In a case study of Verizon’s use of GCCCAI, Google explains that “the machine learning model that powers the solution learns from millions of anonymized historical support logs about the type of questions customers ask and how they phrase their questions. It is constantly learning and evolving as new offers change or expand.”
The core of it: The complaint alleges that “during consumers’ calls with Verizon’s support center, Verizon and Google fail to inform consumers, prior to any recording: (i) that a third party, Google, is listening in on consumers’ communications with Verizon, (ii) that a third party, Google, is tapping or otherwise making an unauthorized connection with the consumer’s telephone conversation using GCCCAI, and (iii) that the content of consumers’ confidential communications with Verizon are being recorded, collected, intercepted and analyzed by a third party, Google, using GCCCAI.”
The fine print: In its Service Specific Terms for its AI/ML services, Google states that it “will not use Customer Data to train or fine-tune any AI/ML models without Customer’s prior permission or instruction.” In this instance, the customer refers to business clients, not final consumers.
What’s being said: Though the lawsuit has received little media attention, a few CX analysts and industry lawyers have been discussing its potential implications for call center operators, their clients and providers of AI-driven CCaaS platforms.
“I wonder if the ‘call may be monitored for quality purposes’ statement can protect you,” commented Calltastic Co-Founder and CEO Leonardo López in a social media post. “Maybe it needs to be modified in a manner where it is disclosed that information from this call may be gathered from the company or its partners for quality purposes.”
“AI vendor friends, if you provide call analytics or agent assist technology, talk to a California lawyer about whether you should provide consumers with additional notices of what you are doing on the call,” said ZMAXINC COO and outsourcing advisor John Walter in a LinkedIn post. “This pitfall seems like an easy one to avoid.”
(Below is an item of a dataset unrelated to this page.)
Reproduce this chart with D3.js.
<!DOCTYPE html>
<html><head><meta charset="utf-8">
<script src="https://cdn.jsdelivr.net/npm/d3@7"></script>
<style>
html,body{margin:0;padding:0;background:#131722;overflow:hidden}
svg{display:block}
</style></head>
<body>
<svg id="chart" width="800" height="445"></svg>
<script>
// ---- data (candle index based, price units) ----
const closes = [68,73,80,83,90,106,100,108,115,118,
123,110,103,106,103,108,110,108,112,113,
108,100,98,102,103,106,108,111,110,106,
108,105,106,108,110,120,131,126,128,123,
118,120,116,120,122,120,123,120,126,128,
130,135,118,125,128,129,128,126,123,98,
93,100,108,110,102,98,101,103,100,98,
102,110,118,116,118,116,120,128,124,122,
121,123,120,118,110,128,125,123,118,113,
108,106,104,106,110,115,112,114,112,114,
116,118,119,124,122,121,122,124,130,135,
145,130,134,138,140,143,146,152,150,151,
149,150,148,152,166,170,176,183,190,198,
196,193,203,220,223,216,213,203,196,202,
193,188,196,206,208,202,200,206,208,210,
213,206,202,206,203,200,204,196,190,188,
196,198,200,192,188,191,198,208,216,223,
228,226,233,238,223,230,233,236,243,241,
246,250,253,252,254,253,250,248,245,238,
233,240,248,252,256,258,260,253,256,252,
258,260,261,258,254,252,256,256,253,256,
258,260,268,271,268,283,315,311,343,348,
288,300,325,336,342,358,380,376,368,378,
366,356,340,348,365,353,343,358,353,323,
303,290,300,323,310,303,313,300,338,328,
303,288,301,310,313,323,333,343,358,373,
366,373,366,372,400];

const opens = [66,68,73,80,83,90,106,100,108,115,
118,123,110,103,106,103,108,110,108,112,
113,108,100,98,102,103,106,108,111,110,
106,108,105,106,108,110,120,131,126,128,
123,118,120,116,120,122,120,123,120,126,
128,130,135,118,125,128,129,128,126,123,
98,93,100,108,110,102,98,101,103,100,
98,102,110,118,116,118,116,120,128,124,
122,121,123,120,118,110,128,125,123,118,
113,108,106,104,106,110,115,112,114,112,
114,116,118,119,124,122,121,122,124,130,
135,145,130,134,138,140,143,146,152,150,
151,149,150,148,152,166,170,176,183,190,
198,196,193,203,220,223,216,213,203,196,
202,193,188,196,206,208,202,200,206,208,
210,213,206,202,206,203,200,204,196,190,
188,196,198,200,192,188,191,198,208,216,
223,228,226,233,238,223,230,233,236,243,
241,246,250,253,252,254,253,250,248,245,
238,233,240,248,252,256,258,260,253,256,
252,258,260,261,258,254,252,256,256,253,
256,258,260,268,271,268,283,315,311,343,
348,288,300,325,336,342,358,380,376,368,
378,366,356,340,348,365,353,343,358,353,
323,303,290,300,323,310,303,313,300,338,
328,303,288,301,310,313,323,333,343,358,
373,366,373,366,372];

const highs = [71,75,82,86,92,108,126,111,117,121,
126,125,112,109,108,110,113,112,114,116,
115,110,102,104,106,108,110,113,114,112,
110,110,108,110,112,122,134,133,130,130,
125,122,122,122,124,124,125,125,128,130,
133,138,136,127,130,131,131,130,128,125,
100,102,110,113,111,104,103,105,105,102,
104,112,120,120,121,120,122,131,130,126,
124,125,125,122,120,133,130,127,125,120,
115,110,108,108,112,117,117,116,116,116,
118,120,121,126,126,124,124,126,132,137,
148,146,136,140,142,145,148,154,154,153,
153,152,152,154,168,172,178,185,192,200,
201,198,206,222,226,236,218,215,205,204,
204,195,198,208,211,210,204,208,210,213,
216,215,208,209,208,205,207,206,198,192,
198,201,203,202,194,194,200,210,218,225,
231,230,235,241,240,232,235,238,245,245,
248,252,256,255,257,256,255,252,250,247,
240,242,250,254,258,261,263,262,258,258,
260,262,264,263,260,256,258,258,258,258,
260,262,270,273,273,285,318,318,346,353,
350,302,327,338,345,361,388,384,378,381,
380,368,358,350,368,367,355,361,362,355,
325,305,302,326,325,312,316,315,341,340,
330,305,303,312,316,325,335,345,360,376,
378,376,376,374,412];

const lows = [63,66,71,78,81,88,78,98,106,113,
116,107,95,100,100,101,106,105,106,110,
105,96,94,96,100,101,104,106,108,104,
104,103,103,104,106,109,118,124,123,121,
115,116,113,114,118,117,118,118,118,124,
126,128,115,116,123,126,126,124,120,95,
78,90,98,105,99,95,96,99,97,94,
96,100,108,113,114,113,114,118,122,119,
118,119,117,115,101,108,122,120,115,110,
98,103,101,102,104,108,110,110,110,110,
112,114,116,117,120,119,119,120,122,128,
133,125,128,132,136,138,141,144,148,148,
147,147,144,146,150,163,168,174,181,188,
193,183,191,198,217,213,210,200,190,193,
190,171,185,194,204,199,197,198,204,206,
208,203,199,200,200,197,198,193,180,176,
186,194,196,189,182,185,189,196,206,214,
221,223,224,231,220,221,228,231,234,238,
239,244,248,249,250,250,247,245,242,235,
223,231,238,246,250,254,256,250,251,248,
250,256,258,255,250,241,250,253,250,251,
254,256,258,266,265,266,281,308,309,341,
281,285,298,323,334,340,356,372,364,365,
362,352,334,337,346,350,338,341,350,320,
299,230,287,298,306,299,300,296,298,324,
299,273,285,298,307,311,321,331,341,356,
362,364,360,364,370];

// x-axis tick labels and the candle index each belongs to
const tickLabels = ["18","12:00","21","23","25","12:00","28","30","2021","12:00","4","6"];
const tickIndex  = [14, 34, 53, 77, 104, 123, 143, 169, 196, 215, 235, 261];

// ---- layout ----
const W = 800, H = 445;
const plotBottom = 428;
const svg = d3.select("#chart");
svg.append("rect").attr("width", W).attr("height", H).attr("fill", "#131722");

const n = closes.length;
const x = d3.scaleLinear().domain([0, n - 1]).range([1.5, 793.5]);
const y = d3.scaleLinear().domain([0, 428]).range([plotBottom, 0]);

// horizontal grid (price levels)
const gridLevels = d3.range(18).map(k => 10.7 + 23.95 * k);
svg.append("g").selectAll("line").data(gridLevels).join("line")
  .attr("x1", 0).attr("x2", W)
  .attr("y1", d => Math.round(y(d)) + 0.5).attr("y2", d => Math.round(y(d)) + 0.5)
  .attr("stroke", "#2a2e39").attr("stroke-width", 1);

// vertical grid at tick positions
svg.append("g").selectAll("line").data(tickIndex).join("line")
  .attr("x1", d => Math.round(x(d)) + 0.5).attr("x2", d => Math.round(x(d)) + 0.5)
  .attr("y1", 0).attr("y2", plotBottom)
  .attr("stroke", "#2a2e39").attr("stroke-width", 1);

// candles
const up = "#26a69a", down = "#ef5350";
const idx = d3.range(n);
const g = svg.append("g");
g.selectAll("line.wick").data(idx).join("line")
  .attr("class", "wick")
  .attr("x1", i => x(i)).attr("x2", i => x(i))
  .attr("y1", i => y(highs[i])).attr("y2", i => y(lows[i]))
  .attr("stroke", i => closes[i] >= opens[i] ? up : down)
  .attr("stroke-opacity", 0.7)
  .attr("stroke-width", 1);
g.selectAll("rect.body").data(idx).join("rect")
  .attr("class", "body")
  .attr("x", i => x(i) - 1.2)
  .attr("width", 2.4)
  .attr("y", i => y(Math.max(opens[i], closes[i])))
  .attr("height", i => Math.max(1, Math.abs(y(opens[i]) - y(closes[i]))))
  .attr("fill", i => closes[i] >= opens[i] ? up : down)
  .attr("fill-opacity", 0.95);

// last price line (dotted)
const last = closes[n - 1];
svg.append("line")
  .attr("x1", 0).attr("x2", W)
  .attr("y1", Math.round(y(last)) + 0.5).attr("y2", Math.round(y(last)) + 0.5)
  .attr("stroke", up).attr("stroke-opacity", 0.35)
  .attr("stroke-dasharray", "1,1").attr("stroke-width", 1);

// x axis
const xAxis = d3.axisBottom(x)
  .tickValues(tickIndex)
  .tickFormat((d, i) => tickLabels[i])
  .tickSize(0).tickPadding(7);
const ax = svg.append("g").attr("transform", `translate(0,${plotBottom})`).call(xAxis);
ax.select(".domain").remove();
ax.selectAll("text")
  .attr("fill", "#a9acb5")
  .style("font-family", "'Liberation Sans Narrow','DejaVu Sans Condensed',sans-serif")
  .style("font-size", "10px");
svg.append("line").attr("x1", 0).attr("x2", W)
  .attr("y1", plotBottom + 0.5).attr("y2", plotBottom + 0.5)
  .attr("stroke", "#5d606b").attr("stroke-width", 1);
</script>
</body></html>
For your consideration: NSAM reached out to several Nearshore CX vendors which use third-party CCaaS platforms, seeking for comment on the Google case. None of the companies consulted were aware of the lawsuit, and very few showed awarness of the problem posed in the legal complaint before we brought it to their attention.
A preemptive approach: “The way we address that security question is that, with our CCaaS providers, we structure it so that we have specific private instances in a security arrangement, in a secure cloud bucket; in this case, we use Amazon,” commented ibex CIO Jim Ferrato in an interview with NSAM, referring to how ibex handles data privacy when using third-party CCaaS platforms.
“Ibex manages that security. It’s really no different than if the call was landing on our premises,” he explained. “We have contractual agreements, security agreements that ensure that we don’t commingle, that no other entity has access to that information. But all of that goes back to how you structure your CCaaS, both contractually and the physical setup of it.”
NSAM’s take: Beyond the final ruling on the case, what’s relevant to the industry at the moment are the questions raised by the lawsuit and how other providers and users of AI-driven CCaaS platforms will address them. Are new disclaimers required for voice-based interactions? Should more care be taken when structuring CCaaS platforms? Is that extra care enough? Will this lead to new provisions in SLAs?
The law rarely catches up to the development of new technologies, but cases such as this one can accelerate the pace of legislation and other regulatory actions. Even if the courts rule in favor of Google, state or even national authorities might use the case as a basis to develop privacy regulations specific to the use of AI in customer care interactions.
Service providers, AI vendors and corporate clients will have to be on the lookout not only for pitfalls related to this specific use of AI and cloud tech, but to others that might arise when taking different technologies (whether emerging or already established) to market.
The buy-side will want to be more careful too when managing vendors. More and more client names are being dropped in lawsuits involving CX providers.
Given the preference of many clients for keeping their dealings with service providers confidential –whether as a matter of market competition or reputational care–, we can see vendor managers and compliance officials paying more attention to the issue of privacy and data management in cloud CX setups.